Problem requirements: Write out the material exactly, without any of its pictures.
----
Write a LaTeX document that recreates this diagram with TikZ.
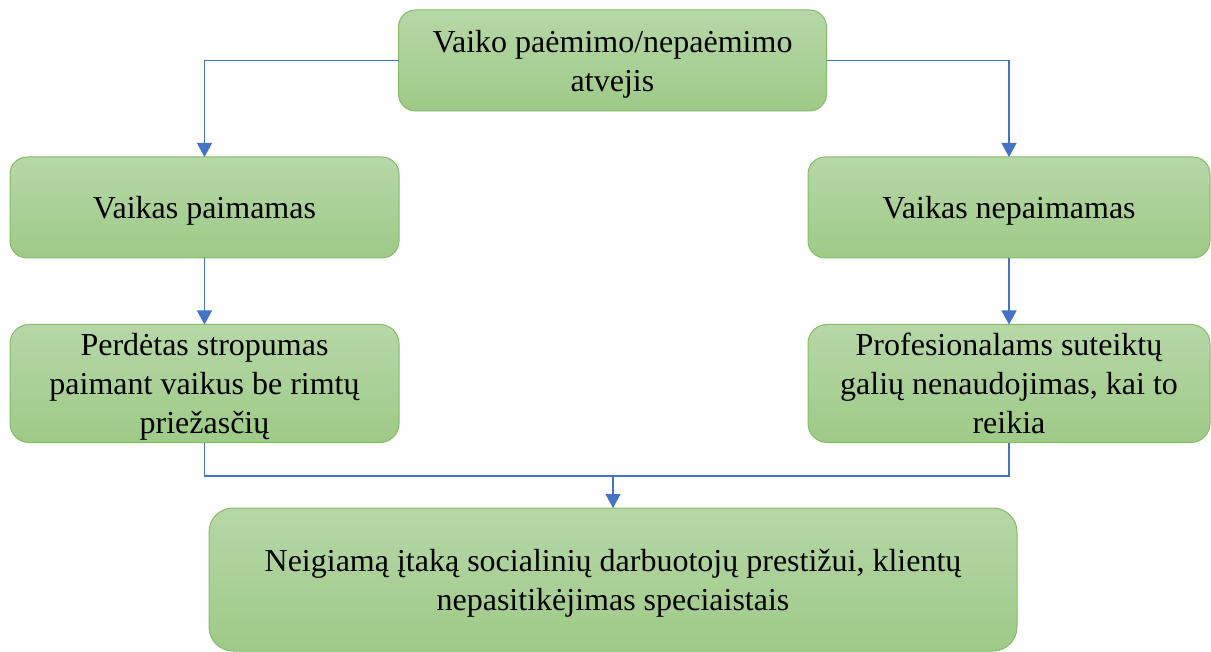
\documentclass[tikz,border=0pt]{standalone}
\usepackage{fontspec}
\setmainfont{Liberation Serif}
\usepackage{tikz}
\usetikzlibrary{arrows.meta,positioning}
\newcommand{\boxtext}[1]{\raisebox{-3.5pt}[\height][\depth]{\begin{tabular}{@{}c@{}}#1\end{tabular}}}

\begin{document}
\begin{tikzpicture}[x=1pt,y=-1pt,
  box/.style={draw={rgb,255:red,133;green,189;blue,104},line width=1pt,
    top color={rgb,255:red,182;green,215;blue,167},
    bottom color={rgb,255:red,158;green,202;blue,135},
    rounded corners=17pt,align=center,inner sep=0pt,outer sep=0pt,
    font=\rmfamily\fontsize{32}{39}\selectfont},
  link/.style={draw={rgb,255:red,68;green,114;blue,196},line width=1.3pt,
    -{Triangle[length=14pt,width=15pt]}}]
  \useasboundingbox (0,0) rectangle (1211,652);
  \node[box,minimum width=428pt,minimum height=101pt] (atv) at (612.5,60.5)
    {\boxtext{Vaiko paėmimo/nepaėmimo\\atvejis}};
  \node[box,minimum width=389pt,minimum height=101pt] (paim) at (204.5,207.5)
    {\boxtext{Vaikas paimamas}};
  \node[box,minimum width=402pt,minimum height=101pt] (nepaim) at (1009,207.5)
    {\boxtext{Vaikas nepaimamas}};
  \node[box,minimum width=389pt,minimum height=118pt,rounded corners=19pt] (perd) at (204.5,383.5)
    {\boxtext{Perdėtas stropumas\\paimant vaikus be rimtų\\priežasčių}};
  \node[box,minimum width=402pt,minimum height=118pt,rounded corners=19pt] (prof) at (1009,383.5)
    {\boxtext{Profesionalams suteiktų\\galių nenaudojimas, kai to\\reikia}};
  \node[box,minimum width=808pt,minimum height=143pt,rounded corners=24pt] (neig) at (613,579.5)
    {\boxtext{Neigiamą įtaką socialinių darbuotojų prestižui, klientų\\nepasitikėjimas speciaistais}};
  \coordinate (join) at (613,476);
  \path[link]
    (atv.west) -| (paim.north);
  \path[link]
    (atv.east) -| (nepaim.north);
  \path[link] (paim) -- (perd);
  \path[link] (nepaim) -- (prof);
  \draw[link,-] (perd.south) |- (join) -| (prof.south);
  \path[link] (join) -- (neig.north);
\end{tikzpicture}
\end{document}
----
Expected answer:
Write a LaTeX document that recreates this diagram with TikZ.
\documentclass[tikz,border=0pt]{standalone}
\usepackage{fontspec}
\setmainfont{Liberation Serif}
\usepackage{tikz}
\usetikzlibrary{arrows.meta,positioning}
\newcommand{\boxtext}[1]{\raisebox{-3.5pt}[\height][\depth]{\begin{tabular}{@{}c@{}}#1\end{tabular}}}

\begin{document}
\begin{tikzpicture}[x=1pt,y=-1pt,
  box/.style={draw={rgb,255:red,133;green,189;blue,104},line width=1pt,
    top color={rgb,255:red,182;green,215;blue,167},
    bottom color={rgb,255:red,158;green,202;blue,135},
    rounded corners=17pt,align=center,inner sep=0pt,outer sep=0pt,
    font=\rmfamily\fontsize{32}{39}\selectfont},
  link/.style={draw={rgb,255:red,68;green,114;blue,196},line width=1.3pt,
    -{Triangle[length=14pt,width=15pt]}}]
  \useasboundingbox (0,0) rectangle (1211,652);
  \node[box,minimum width=428pt,minimum height=101pt] (atv) at (612.5,60.5)
    {\boxtext{Vaiko paėmimo/nepaėmimo\\atvejis}};
  \node[box,minimum width=389pt,minimum height=101pt] (paim) at (204.5,207.5)
    {\boxtext{Vaikas paimamas}};
  \node[box,minimum width=402pt,minimum height=101pt] (nepaim) at (1009,207.5)
    {\boxtext{Vaikas nepaimamas}};
  \node[box,minimum width=389pt,minimum height=118pt,rounded corners=19pt] (perd) at (204.5,383.5)
    {\boxtext{Perdėtas stropumas\\paimant vaikus be rimtų\\priežasčių}};
  \node[box,minimum width=402pt,minimum height=118pt,rounded corners=19pt] (prof) at (1009,383.5)
    {\boxtext{Profesionalams suteiktų\\galių nenaudojimas, kai to\\reikia}};
  \node[box,minimum width=808pt,minimum height=143pt,rounded corners=24pt] (neig) at (613,579.5)
    {\boxtext{Neigiamą įtaką socialinių darbuotojų prestižui, klientų\\nepasitikėjimas speciaistais}};
  \coordinate (join) at (613,476);
  \path[link]
    (atv.west) -| (paim.north);
  \path[link]
    (atv.east) -| (nepaim.north);
  \path[link] (paim) -- (perd);
  \path[link] (nepaim) -- (prof);
  \draw[link,-] (perd.south) |- (join) -| (prof.south);
  \path[link] (join) -- (neig.north);
\end{tikzpicture}
\end{document}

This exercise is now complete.